> Do this
Count the lines that include the string "with", and give only that number.

___ Task input ___

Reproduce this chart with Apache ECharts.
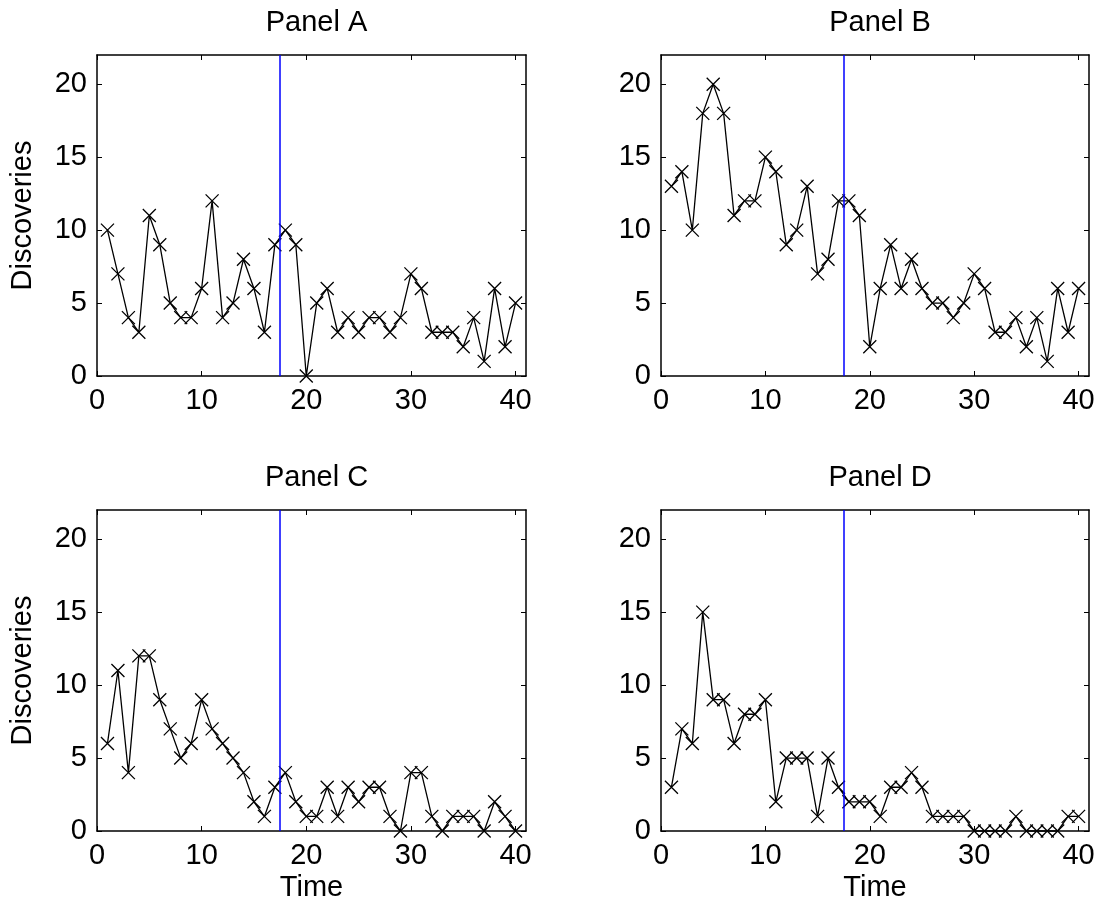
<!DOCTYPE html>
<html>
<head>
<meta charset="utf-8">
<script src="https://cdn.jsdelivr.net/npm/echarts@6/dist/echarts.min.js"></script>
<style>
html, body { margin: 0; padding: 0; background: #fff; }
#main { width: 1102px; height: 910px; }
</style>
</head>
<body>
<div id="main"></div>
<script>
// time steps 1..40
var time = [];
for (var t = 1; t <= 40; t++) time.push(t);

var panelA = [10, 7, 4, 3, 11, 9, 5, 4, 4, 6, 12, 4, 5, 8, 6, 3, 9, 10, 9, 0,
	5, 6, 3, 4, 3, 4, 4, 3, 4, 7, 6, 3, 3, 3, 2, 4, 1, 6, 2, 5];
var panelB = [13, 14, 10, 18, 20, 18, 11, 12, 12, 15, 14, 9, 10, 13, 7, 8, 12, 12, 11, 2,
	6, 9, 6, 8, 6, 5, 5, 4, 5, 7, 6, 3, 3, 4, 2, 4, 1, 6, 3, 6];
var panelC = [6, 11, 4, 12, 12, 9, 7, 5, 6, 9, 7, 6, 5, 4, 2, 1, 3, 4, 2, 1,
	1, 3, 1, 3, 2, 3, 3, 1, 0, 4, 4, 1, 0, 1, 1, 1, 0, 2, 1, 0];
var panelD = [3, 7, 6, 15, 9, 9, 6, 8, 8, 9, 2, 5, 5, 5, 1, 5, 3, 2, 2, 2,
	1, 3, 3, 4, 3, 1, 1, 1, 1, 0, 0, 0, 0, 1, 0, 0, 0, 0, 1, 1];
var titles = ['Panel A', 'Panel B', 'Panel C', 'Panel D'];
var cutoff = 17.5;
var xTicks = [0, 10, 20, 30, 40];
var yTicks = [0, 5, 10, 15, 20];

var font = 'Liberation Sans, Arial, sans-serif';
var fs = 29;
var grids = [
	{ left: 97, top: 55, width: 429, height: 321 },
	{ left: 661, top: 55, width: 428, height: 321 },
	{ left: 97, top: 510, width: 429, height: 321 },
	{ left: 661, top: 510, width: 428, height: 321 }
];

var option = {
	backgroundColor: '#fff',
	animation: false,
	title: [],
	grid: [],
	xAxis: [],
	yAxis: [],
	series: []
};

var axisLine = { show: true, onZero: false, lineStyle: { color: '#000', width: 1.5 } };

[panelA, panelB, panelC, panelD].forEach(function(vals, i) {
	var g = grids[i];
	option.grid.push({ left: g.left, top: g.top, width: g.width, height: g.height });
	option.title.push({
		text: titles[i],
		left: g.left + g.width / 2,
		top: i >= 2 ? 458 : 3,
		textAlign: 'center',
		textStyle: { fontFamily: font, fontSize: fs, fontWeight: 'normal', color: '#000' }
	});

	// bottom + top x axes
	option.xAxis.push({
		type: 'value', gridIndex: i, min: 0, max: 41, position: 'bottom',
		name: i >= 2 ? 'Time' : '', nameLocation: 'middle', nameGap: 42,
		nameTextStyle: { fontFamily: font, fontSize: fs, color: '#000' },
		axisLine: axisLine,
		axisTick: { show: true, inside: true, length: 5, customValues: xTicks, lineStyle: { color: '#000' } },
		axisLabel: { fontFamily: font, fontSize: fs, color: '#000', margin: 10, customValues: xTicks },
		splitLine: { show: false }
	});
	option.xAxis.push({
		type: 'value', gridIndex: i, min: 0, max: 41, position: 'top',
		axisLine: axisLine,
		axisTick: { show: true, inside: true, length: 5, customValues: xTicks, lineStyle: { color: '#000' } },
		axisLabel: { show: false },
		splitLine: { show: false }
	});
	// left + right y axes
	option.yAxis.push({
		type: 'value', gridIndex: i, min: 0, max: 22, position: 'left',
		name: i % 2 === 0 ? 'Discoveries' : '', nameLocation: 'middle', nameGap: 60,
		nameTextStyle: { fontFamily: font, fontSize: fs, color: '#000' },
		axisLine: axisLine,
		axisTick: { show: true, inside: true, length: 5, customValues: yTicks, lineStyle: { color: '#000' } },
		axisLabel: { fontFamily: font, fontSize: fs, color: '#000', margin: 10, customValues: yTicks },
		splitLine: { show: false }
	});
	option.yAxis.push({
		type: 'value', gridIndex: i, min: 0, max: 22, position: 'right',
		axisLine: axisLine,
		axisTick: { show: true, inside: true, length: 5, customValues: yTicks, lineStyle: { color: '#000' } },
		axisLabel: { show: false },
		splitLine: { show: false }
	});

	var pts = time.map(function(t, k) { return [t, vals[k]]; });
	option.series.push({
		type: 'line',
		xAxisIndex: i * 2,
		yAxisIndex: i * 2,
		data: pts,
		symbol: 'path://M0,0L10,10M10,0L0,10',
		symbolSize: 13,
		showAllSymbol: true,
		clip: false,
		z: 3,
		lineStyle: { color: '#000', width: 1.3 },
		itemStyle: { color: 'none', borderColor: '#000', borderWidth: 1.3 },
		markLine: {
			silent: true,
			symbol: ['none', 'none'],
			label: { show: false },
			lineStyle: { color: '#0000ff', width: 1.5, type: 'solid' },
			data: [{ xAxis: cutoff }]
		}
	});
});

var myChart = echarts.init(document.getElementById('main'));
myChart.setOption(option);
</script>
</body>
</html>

___
___ Task input ___

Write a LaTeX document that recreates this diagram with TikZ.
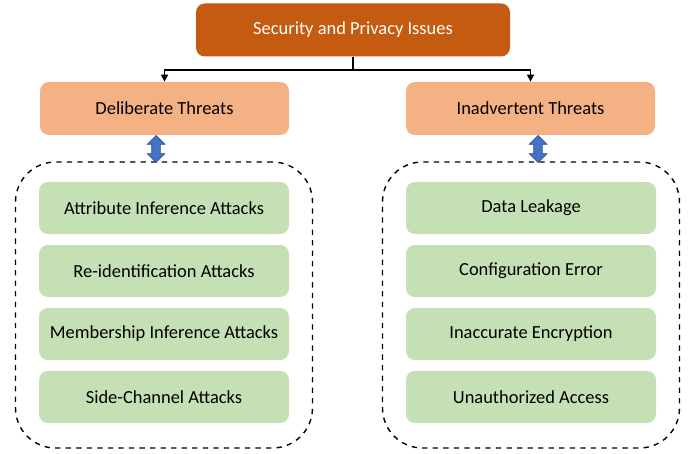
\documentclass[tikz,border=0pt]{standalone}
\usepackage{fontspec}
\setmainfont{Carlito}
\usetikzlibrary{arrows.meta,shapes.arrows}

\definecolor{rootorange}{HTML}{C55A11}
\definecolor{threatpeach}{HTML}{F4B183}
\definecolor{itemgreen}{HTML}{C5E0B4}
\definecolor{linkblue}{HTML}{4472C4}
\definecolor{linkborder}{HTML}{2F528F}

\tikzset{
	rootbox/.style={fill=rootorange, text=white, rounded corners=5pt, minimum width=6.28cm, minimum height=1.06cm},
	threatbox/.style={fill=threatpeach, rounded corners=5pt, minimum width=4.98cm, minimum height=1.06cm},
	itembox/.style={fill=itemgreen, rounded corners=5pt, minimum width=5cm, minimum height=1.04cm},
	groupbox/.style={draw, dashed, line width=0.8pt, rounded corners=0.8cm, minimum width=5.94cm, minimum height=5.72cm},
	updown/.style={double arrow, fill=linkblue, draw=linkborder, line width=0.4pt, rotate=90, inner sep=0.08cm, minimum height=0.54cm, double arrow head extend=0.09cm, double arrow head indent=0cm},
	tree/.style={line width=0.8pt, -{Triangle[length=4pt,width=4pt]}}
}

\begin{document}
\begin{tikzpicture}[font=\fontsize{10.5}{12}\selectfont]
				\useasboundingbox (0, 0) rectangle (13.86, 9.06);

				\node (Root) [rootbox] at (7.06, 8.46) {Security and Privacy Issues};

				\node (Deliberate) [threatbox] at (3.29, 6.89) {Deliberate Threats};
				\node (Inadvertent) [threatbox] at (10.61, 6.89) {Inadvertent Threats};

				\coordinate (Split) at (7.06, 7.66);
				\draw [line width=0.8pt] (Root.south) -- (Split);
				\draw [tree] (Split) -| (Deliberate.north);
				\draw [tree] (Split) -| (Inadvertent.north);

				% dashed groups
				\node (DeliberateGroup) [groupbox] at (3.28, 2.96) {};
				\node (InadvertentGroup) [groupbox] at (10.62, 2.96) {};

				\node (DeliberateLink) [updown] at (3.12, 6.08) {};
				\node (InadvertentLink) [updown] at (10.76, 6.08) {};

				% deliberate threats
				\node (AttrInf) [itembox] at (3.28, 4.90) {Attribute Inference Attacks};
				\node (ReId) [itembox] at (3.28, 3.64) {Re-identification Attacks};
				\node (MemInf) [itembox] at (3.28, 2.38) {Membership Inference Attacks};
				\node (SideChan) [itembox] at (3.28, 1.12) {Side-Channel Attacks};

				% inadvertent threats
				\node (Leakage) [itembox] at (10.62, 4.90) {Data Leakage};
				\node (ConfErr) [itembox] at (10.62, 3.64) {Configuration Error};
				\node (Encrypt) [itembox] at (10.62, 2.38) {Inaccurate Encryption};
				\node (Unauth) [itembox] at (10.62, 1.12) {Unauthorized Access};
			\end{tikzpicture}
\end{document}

___

> Completed task
2